In my last blog post, I stated that the ever growing overload of digital advertising options for advertisers is becoming an issue.
Specifically, I said: “In my mind, the growth of ever more platforms, solutions, apps, options and choices is simply beginning to be too large. As a result, both consumers and advertisers might start to retreat and choose only a limited number of (in their mind) relevant options, leaving 90% of what is out there to fight over crumbs of attention or ad dollars.”
In fact, perhaps the overload of digital advertising options is turning out to be a hindrance for the digital advertising industry to mature and not a conduit. More in this case is probably worse, not better.
Here is how I have been thinking about it. Let’s see if you follow along and agree.

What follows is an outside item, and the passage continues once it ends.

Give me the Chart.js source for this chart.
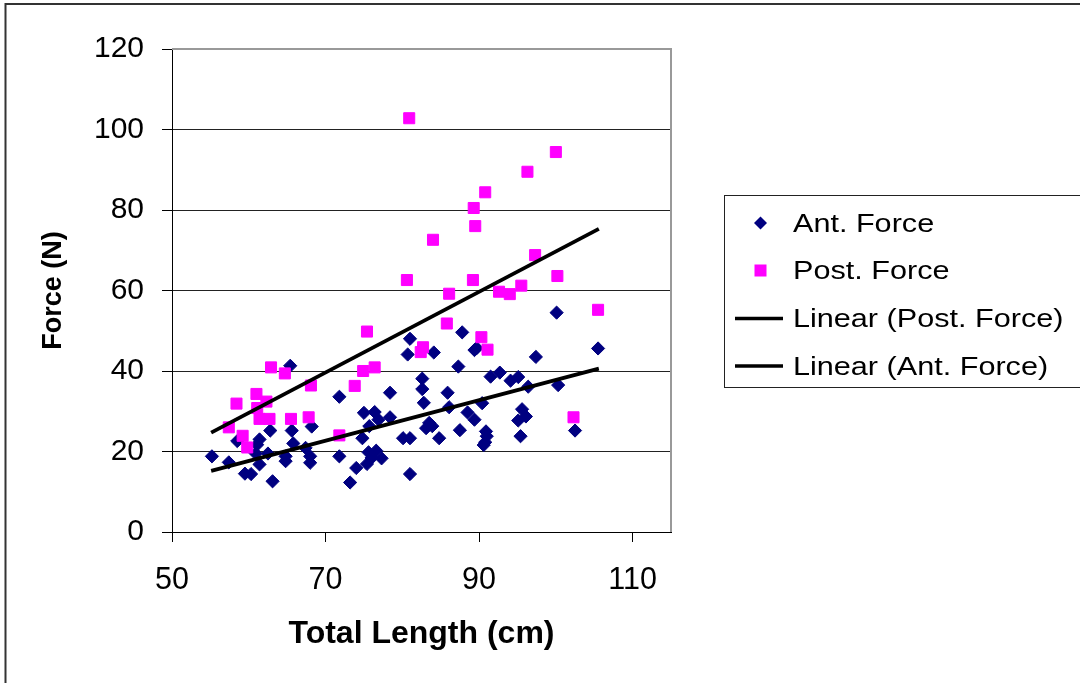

Simple economics teach you that whenever there is a lot of “something” available through multiple suppliers/sellers, then prices for that “something” typically go down. Remember the price tag of the first CD or DVD player? The price tag on a Levi’s 501 when they just came out?
This notion is why the Department of Justice in the USA has just filed suit against the proposed merger of American Airlines and US Airways. The DoJ argues that in a lot of markets the merger will lead to less competition coupled with a decrease in flight capacity and as a result prices are likely to increase. Brett Snyder, aviation industry blogger and Cranky Flier Extraordinaire, has a very different view (based on a pesky thing called facts) in case you are interested.
But the point is: competition and large supply drive costs down. Good for the consumer. But tough for the companies duking it out because margins will become, well, marginal and income comes under pressure.
And in the case of digital: also difficult for advertisers as the number of options and choices simply become so overwhelming that it leads to lethargy and not innovation.
By the way, when I say “digital” I include in this all platforms, whether they are consumed on a computer, tablet, phone or even connected TV. To me, there is no difference between them, and they are only first, second or third screen dependent on the user’s time, place and reason to be on them. I’m just sayin’….
Let’s look at online video. There is a HUGE amount of inventory available. YouTube alone offers 150 content channels and I believe there is like 70+ hours of video uploaded every minute. Then there are the HULU’s and Vimeo’s of this world, as well as Netflix, iTunes, Amazon, TV stations, etc., etc. And all of these content suppliers are fighting over a limited supply of eyeballs: yours.
HULU used to be able to command a pretty terrific premium price for its offering because they had content that nobody else had. They would sell one pod of advertising prior to the content and as an advertiser you would be king in terms of attention and impact.
No longer. The content is now available across a multitude of channels (can you say “monetization” by the content owners?) and so HULU’s pricing came down. Because that led to lower income, they increased (surprise!) the number of ad options. Here is a link to their advertising options page. It basically is whatever you want…
Let’s look at Facebook. Here is a screen grab of a very early Facebook (via Mashable). Nice and clean, huh?
Now let’s look at a screen grab of my FB feed from just a few days ago. There are no less than 8 advertising messages there and only one piece of content I actually am interested in. This amount of clutter and uninvited noise is a real turn off for consumers. And it will only get worse because the pressure on FB to deliver income and profit to the street is unrelenting.
Now think app store. Between Android and Apple there are hundreds of thousands apps. They don’t all depend on advertising revenue, or solely so. But even if it is half of them, good luck selling at a cost that is going to make you rich…
I think you get the picture, right?
So, as the amount of advertiser options in digital increase, three things will happen:
- The consumer will switch off, tune out, throw up a firewall, pay extra for ad free environments, write to their congressman to legislate, etc.
- Platform owners will generate less and less income and margin, and the bubble will burst.
- Advertisers will (a) struggle to figure out where to allocate among the myriad options (and as a result defer to the tried and tested. In other words: mass media and crappy promotions that say “Like us, and…”). And (b) they will pay ever lower advertising cost as prices will come down as a result of the overkill, which brings us back to argument (2) just above.
Like I said, I see the first signs appearing. In my last post I referenced the first challenges to FB’s audience. And this week I read a very interesting article about the biggest danger to FB: how not to become the next Yahoo (= big but challenged).
And then there are the VC’s, and I quote from a Pando Daily article: “A new study out today surveyed hundreds of investors around the globe. VC’s in 11 out of 13 countries had less confidence in the social networking/new media sectors than last year. That dip was even more dramatic for the US, with VC’s ten percent less sure about social then they were in 2012.”
And finally, there is this tool to “clean up” the mess Facebook is making of your newsfeed. FB didn’t like it and threw it off FB, but you can get it here (no endorsement and I have no idea if it actually works). And it is kind of ironic that they allow advertising on their site... for a tool that will (allegedly) clean up advertising on your FB feed.
So what do you think? Is it all a sign of the times or is it all good?